There is a possibility of biocontamination at the crash site, since rocket parts aren’t sterile when launched, said David Rothery, a professor of planetary geosciences at The Open University in the United Kingdom.
“Most microbes will have died but maybe not all. They’re probably not going to reproduce but it’s a very small risk,” he said.
The origin of the rocket part is unclear. Gray had initially identified it as the SpaceX Falcon rocket stage that launched the US Deep Space Climate Observatory, or DSCOVR, in 2015 but later said he’d gotten that wrong and it was likely from a 2014 Chinese lunar mission – an assessment NASA agreed with.
However, China’s Ministry of Foreign Affairs denied the booster was from its Chang’e-5 moon mission, saying that the rocket in question burned up on reentry to Earth’s atmosphere.
No agencies systematically track space debris so far away from Earth, and the confusion over the origin of the rocket stage has underscored the need for official agencies to monitor deep-space junk more closely, rather than relying on the limited resources of private individuals and academics.
However, experts say that the bigger challenge is the space debris in low-Earth orbit, an area where it can collide with functioning satellites, create more junk and threaten human life on crewed spacecraft.

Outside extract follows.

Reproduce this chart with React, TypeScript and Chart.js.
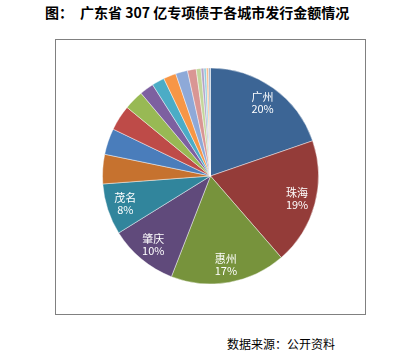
import React, { useEffect, useRef } from "react";
import { Chart, registerables } from "chart.js";

Chart.register(...registerables);

const titlePrefix = "图：";
const titleText = "广东省 307 亿专项债于各城市发行金额情况";
const sourceText = "数据来源：公开资料";

const cities = [
  "广州", "珠海", "惠州", "肇庆", "茂名", "江门", "湛江", "汕头", "揭阳", "韶关",
  "清远", "阳江", "河源", "梅州", "汕尾", "潮州", "云浮", "中山", "东莞",
];
const amounts = [
  60.5, 58, 53, 31.5, 23.5, 13.5, 12, 11.7, 9, 6.5,
  5.8, 5.8, 5.5, 4, 2.2, 1.3, 1.1, 1.0, 0.9,
];
const sliceColors = [
  "#3C6595", "#943C39", "#77933C", "#604A7B", "#31859C", "#C6722F",
  "#4A7DBB", "#BE4B48", "#98B954", "#7D60A0", "#4BACC6", "#F79646",
  "#8EA9D8", "#D99694", "#C3D69B", "#B3A2C7", "#93CDDD", "#FAC090", "#A6B7D1",
];
const labeledCount = 5;

const labelPlugin = {
  id: "sliceLabels",
  afterDatasetsDraw(chart: any) {
    const meta = chart.getDatasetMeta(0);
    const data = chart.data.datasets[0].data as number[];
    const total = data.reduce((a, b) => a + b, 0);
    const ctx = chart.ctx;
    ctx.save();
    ctx.fillStyle = "#ffffff";
    ctx.textAlign = "center";
    ctx.textBaseline = "middle";
    ctx.font = '11px "Noto Sans CJK SC", "Noto Sans", sans-serif';
    for (let i = 0; i < labeledCount; i++) {
      const arc = meta.data[i];
      const p = arc.getProps(["x", "y", "startAngle", "endAngle", "outerRadius"], true);
      const mid = (p.startAngle + p.endAngle) / 2;
      const r = p.outerRadius * 0.83;
      const px = p.x + Math.cos(mid) * r;
      const py = p.y + Math.sin(mid) * r;
      const pct = Math.round((data[i] / total) * 100) + "%";
      ctx.fillText(chart.data.labels[i], px, py - 6);
      ctx.fillText(pct, px, py + 6);
    }
    ctx.restore();
  },
};

export default function App() {
  const canvasRef = useRef<HTMLCanvasElement | null>(null);

  useEffect(() => {
    if (!canvasRef.current) return;
    const chart = new Chart(canvasRef.current, {
      type: "pie",
      data: {
        labels: cities,
        datasets: [
          {
            data: amounts,
            backgroundColor: sliceColors,
            borderColor: "rgba(255,255,255,0.55)",
            borderWidth: 0.8,
            hoverOffset: 0,
            radius: 108,
          } as any,
        ],
      },
      options: {
        responsive: false,
        animation: false,
        layout: { padding: 0 },
        plugins: {
          legend: { display: false },
          tooltip: { enabled: false },
          title: { display: false },
        },
      },
      plugins: [labelPlugin],
    });
    return () => chart.destroy();
  }, []);

  return (
    <div
      style={{
        position: "absolute",
        left: 0,
        top: 0,
        width: 409,
        height: 355,
        background: "#ffffff",
        fontFamily: '"Noto Sans CJK SC", sans-serif',
        color: "#000",
      }}
    >
      <div
        style={{
          position: "absolute",
          left: 45,
          top: 2,
          fontSize: 14,
          lineHeight: "20px",
          fontWeight: "bold",
          whiteSpace: "nowrap",
        }}
      >
        {titlePrefix}
      </div>
      <div
        style={{
          position: "absolute",
          left: 80,
          top: 2,
          fontSize: 14,
          lineHeight: "20px",
          fontWeight: "bold",
          whiteSpace: "nowrap",
        }}
      >
        {titleText}
      </div>
      <div
        style={{
          position: "absolute",
          left: 55,
          top: 39,
          width: 311,
          height: 276,
          boxSizing: "border-box",
          border: "1px solid #808080",
        }}
      />
      <canvas
        ref={canvasRef}
        width={221}
        height={220}
        style={{ position: "absolute", left: 100, top: 66, width: 221, height: 220 }}
      />
      <div
        style={{
          position: "absolute",
          left: 227,
          top: 335,
          fontSize: 12,
          lineHeight: "17px",
          whiteSpace: "nowrap",
        }}
      >
        {sourceText}
      </div>
    </div>
  );
}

There are at least 26,000 pieces of space junk orbiting Earth that are the size of a softball or larger and could destroy a satellite on impact; over 500,000 objects the size of a marble – big enough to cause damage to spacecraft or satellites; and over 100 million pieces the size of a grain of salt, tiny debris that could nonetheless puncture a spacesuit, according to a NASA report issued last year.